WORK TO DO => The listing below should be printed exactly, every line of it. Skip the pictures.

--- START DATA LINES ---

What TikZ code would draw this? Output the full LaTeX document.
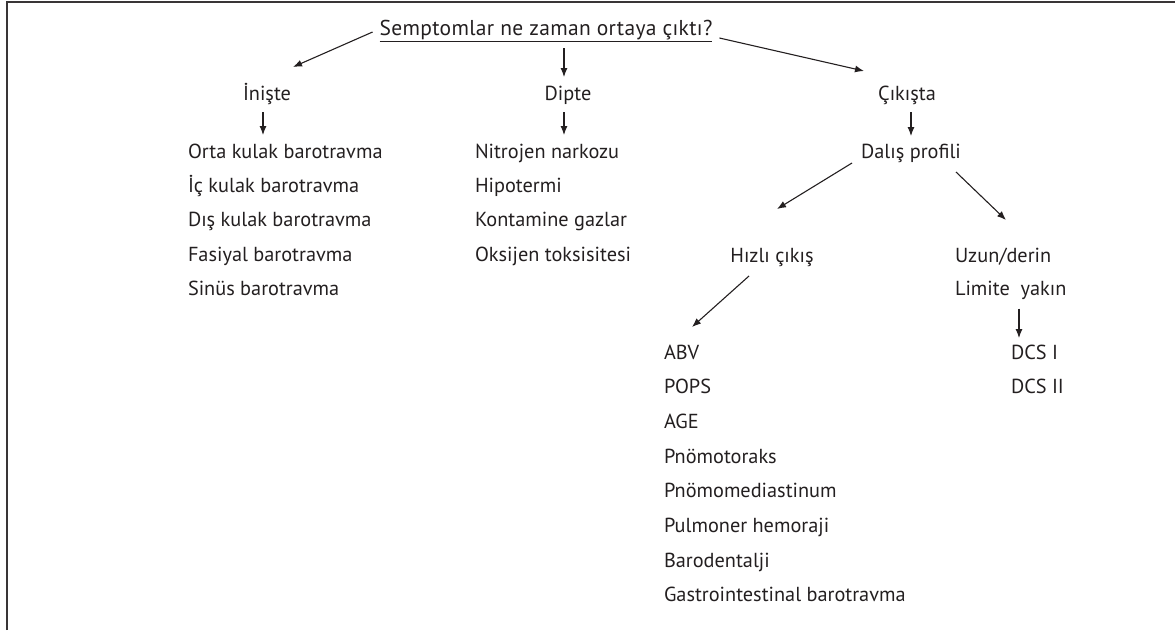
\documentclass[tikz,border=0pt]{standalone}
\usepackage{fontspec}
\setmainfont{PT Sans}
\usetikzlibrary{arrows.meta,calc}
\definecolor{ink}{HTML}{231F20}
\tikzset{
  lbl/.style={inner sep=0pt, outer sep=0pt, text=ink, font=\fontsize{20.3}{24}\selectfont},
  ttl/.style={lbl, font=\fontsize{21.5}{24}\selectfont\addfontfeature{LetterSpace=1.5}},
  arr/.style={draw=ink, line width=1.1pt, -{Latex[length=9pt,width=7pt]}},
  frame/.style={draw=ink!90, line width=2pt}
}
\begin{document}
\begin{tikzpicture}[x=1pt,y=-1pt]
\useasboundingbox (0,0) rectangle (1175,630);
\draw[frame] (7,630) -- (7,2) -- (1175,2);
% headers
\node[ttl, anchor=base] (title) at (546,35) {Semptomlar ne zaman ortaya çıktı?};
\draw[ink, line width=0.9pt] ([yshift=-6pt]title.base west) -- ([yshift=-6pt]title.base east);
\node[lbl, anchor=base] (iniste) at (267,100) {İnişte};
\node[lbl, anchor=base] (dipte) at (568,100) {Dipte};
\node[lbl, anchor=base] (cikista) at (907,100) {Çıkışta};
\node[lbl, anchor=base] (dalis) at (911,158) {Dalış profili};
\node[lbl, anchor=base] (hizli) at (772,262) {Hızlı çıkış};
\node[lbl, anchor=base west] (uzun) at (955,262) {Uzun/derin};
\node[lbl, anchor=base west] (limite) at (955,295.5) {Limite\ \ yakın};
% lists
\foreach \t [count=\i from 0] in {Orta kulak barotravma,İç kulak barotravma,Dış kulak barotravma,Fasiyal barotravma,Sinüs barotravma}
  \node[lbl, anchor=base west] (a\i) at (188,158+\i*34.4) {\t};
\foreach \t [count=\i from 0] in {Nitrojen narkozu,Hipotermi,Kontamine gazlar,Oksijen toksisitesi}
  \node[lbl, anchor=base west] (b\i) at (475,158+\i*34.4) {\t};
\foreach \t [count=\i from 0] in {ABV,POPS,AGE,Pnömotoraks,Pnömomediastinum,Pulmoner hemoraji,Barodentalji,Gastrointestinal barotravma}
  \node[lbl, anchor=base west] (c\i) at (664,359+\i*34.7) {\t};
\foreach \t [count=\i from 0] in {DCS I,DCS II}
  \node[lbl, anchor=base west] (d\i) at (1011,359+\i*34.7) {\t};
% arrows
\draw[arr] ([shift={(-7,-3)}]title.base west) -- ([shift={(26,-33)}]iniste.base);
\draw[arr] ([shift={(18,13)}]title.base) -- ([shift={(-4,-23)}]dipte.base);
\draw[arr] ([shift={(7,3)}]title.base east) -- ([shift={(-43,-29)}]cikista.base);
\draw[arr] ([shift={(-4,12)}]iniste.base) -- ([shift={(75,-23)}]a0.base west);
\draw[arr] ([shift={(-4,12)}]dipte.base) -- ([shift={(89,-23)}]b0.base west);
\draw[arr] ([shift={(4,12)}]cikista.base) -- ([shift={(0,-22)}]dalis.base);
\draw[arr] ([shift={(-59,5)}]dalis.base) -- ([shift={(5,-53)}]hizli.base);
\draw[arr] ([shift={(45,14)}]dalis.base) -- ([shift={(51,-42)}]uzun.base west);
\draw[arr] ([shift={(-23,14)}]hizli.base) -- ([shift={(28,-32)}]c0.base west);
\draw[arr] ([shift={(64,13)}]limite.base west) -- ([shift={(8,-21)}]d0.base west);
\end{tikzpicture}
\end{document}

--- END DATA LINES ---

COMPLETE RESPONSE =>
What TikZ code would draw this? Output the full LaTeX document.
\documentclass[tikz,border=0pt]{standalone}
\usepackage{fontspec}
\setmainfont{PT Sans}
\usetikzlibrary{arrows.meta,calc}
\definecolor{ink}{HTML}{231F20}
\tikzset{
  lbl/.style={inner sep=0pt, outer sep=0pt, text=ink, font=\fontsize{20.3}{24}\selectfont},
  ttl/.style={lbl, font=\fontsize{21.5}{24}\selectfont\addfontfeature{LetterSpace=1.5}},
  arr/.style={draw=ink, line width=1.1pt, -{Latex[length=9pt,width=7pt]}},
  frame/.style={draw=ink!90, line width=2pt}
}
\begin{document}
\begin{tikzpicture}[x=1pt,y=-1pt]
\useasboundingbox (0,0) rectangle (1175,630);
\draw[frame] (7,630) -- (7,2) -- (1175,2);
% headers
\node[ttl, anchor=base] (title) at (546,35) {Semptomlar ne zaman ortaya çıktı?};
\draw[ink, line width=0.9pt] ([yshift=-6pt]title.base west) -- ([yshift=-6pt]title.base east);
\node[lbl, anchor=base] (iniste) at (267,100) {İnişte};
\node[lbl, anchor=base] (dipte) at (568,100) {Dipte};
\node[lbl, anchor=base] (cikista) at (907,100) {Çıkışta};
\node[lbl, anchor=base] (dalis) at (911,158) {Dalış profili};
\node[lbl, anchor=base] (hizli) at (772,262) {Hızlı çıkış};
\node[lbl, anchor=base west] (uzun) at (955,262) {Uzun/derin};
\node[lbl, anchor=base west] (limite) at (955,295.5) {Limite\ \ yakın};
% lists
\foreach \t [count=\i from 0] in {Orta kulak barotravma,İç kulak barotravma,Dış kulak barotravma,Fasiyal barotravma,Sinüs barotravma}
  \node[lbl, anchor=base west] (a\i) at (188,158+\i*34.4) {\t};
\foreach \t [count=\i from 0] in {Nitrojen narkozu,Hipotermi,Kontamine gazlar,Oksijen toksisitesi}
  \node[lbl, anchor=base west] (b\i) at (475,158+\i*34.4) {\t};
\foreach \t [count=\i from 0] in {ABV,POPS,AGE,Pnömotoraks,Pnömomediastinum,Pulmoner hemoraji,Barodentalji,Gastrointestinal barotravma}
  \node[lbl, anchor=base west] (c\i) at (664,359+\i*34.7) {\t};
\foreach \t [count=\i from 0] in {DCS I,DCS II}
  \node[lbl, anchor=base west] (d\i) at (1011,359+\i*34.7) {\t};
% arrows
\draw[arr] ([shift={(-7,-3)}]title.base west) -- ([shift={(26,-33)}]iniste.base);
\draw[arr] ([shift={(18,13)}]title.base) -- ([shift={(-4,-23)}]dipte.base);
\draw[arr] ([shift={(7,3)}]title.base east) -- ([shift={(-43,-29)}]cikista.base);
\draw[arr] ([shift={(-4,12)}]iniste.base) -- ([shift={(75,-23)}]a0.base west);
\draw[arr] ([shift={(-4,12)}]dipte.base) -- ([shift={(89,-23)}]b0.base west);
\draw[arr] ([shift={(4,12)}]cikista.base) -- ([shift={(0,-22)}]dalis.base);
\draw[arr] ([shift={(-59,5)}]dalis.base) -- ([shift={(5,-53)}]hizli.base);
\draw[arr] ([shift={(45,14)}]dalis.base) -- ([shift={(51,-42)}]uzun.base west);
\draw[arr] ([shift={(-23,14)}]hizli.base) -- ([shift={(28,-32)}]c0.base west);
\draw[arr] ([shift={(64,13)}]limite.base west) -- ([shift={(8,-21)}]d0.base west);
\end{tikzpicture}
\end{document}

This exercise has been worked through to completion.